By Chip Tsao | published Sep 17, 2009

C.Y. Leung, Henry Tang, or John Tsang? How do these names make you feel? Do they arouse a yearning for a better future for Hong Kong? Do they turn you on politically?

These are the candidates for Hong Kong’s next chief executive. C.Y. Leung is fighting bitterly to clear his name after accusations surfaced that he is a clandestine Communist Party member. Henry Tang, a red wine connoisseur and an ana-chronistic Shanghai dandy, reveals little content in his eternal smirk. John Tsang, an MIT graduate and an amateurish fencer, sounds a bit more exciting, but his anti-charismatic moustache is rumored to be detested by Beijing because it looks too un-Chinese, although a spinster friend of mine who has never traveled abroad insists that the guy looks cute and puckish, and wonders whether he would kiss like Omar Sharif in bed.

The common problem with this trio is that they simply look too predictable and repetitive.

Recall a scene in the horror movie “An American Werewolf in London.” Lucy was having the most frightening nightmare. She was dreaming that wolf-like monsters have burst through the windows in her bedroom and started to tear her apart.

Then she awoke screaming, sweating and breathing heavily. She looked around her bedroom just to be sure, and let out a sigh of relief that it had all been a dream. Then, with a heart-stopping crash, lycanthropes burst through her window and attacked her, just as in her dream. The terror looked so real, because she remembered the nightmare she had just endured.

Then she awoke again, sweating more heavily, breathing faster. This was bizarre. It was a dream within a dream. The first time she had apparently woken up she was in fact still in her dream. Lucy looked around her room again. The windows were intact. It was quiet and peaceful. There were no monsters. But she shivered—how could she be sure she had really woken up this time?

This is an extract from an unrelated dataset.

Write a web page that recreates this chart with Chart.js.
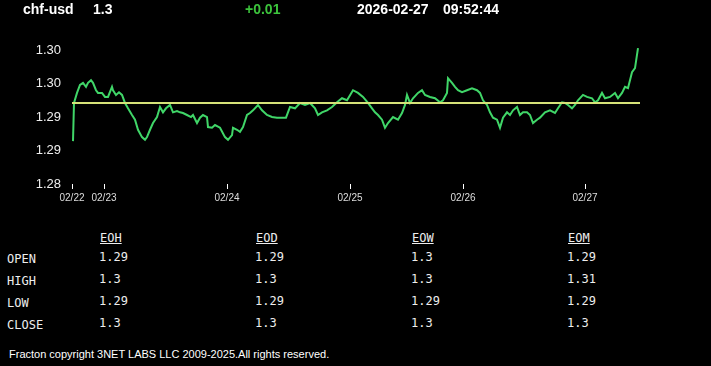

This is what psychologists call a “false awakening.” When Tung Chee-wah was first elected in 1996, with his surrealistic blueprint to build Hong Kong into the hi-tech port of China, we thought the future would be brilliant. Tung was swept away by the economic recession and half a million demonstrators in the streets. Then we had the whistle-blowing Donald Tsang replacing the failed shipping tycoon, who promised he would safeguard Hong Kong’s values. Now Tsang’s credibility is in tatters after the global credit crunch.

People don’t trust Leung because of his alleged communist party membership; we all remember 1949. As for Henry, the surname Tang sounds very close to Tung, thus the tang of nightmares lingers in the air, especially while we’re still a bit allergic to Shanghai Tang. And the man with the moustache? Simply not another Tsang again.

How could Lucy be sure she had woken up this time? We all wait, pissed off, for time to tell.